HAPM -- Hardware Aware Pruning Method for CNN hardware accelerators in resource constrained devices
Federico Nicolas Peccia, Luciano Ferreyro, Alejandro Furfaro
TL;DR
This work tackles efficient CNN inference on resource-constrained FPGA devices by introducing a compact hardware accelerator built from small, reusable systolic arrays and a scheduling-driven dataflow that leverages pruning sparsity. The key contribution is Hardware Aware Pruning Method (HAPM), which prunes weight groups aligned to the hardware's parallel execution pattern, retraining to preserve accuracy; a Dynamic Sparsity Bypass (DSB) further accelerates zero-valued computations. The authors validate the design on Zybo and Zedboard with a ResNet-like network trained on CIFAR-10, demonstrating up to 45% faster inference per image with HAPM compared to standard pruning, and discuss theoretical performance modeling versus measured results.

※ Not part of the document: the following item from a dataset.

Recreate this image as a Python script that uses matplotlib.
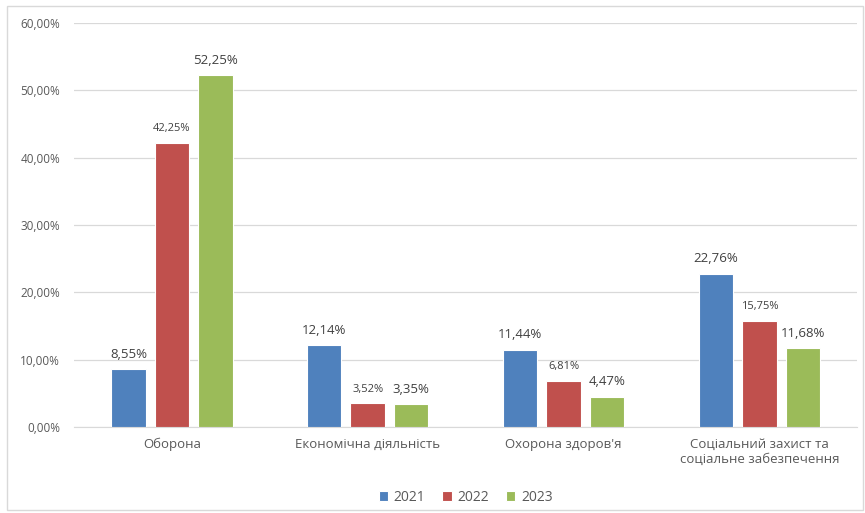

The work highlights the importance of hardware-aware sparsity and dataflow scheduling for achieving practical speedups on low-resource FPGAs and points to future directions in energy analyses, memory compression, and scheduling optimizations. Overall, HAPM provides a concrete pathway to reconcile pruning-driven model compression with the architectural realities of FPGA accelerators for embedded vision tasks.
Abstract
During the last years, algorithms known as Convolutional Neural Networks (CNNs) had become increasingly popular, expanding its application range to several areas. In particular, the image processing field has experienced a remarkable advance thanks to this algorithms. In IoT, a wide research field aims to develop hardware capable of execute them at the lowest possible energy cost, but keeping acceptable image inference time. One can get around this apparently conflicting objectives by applying design and training techniques. The present work proposes a generic hardware architecture ready to be implemented on FPGA devices, supporting a wide range of configurations which allows the system to run different neural network architectures, dynamically exploiting the sparsity caused by pruning techniques in the mathematical operations present in this kind of algorithms. The inference speed of the design is evaluated over different resource constrained FPGA devices. Finally, the standard pruning algorithm is compared against a custom pruning technique specifically designed to exploit the scheduling properties of this hardware accelerator. We demonstrate that our hardware-aware pruning algorithm achieves a remarkable improvement of a 45 % in inference time compared to a network pruned using the standard algorithm.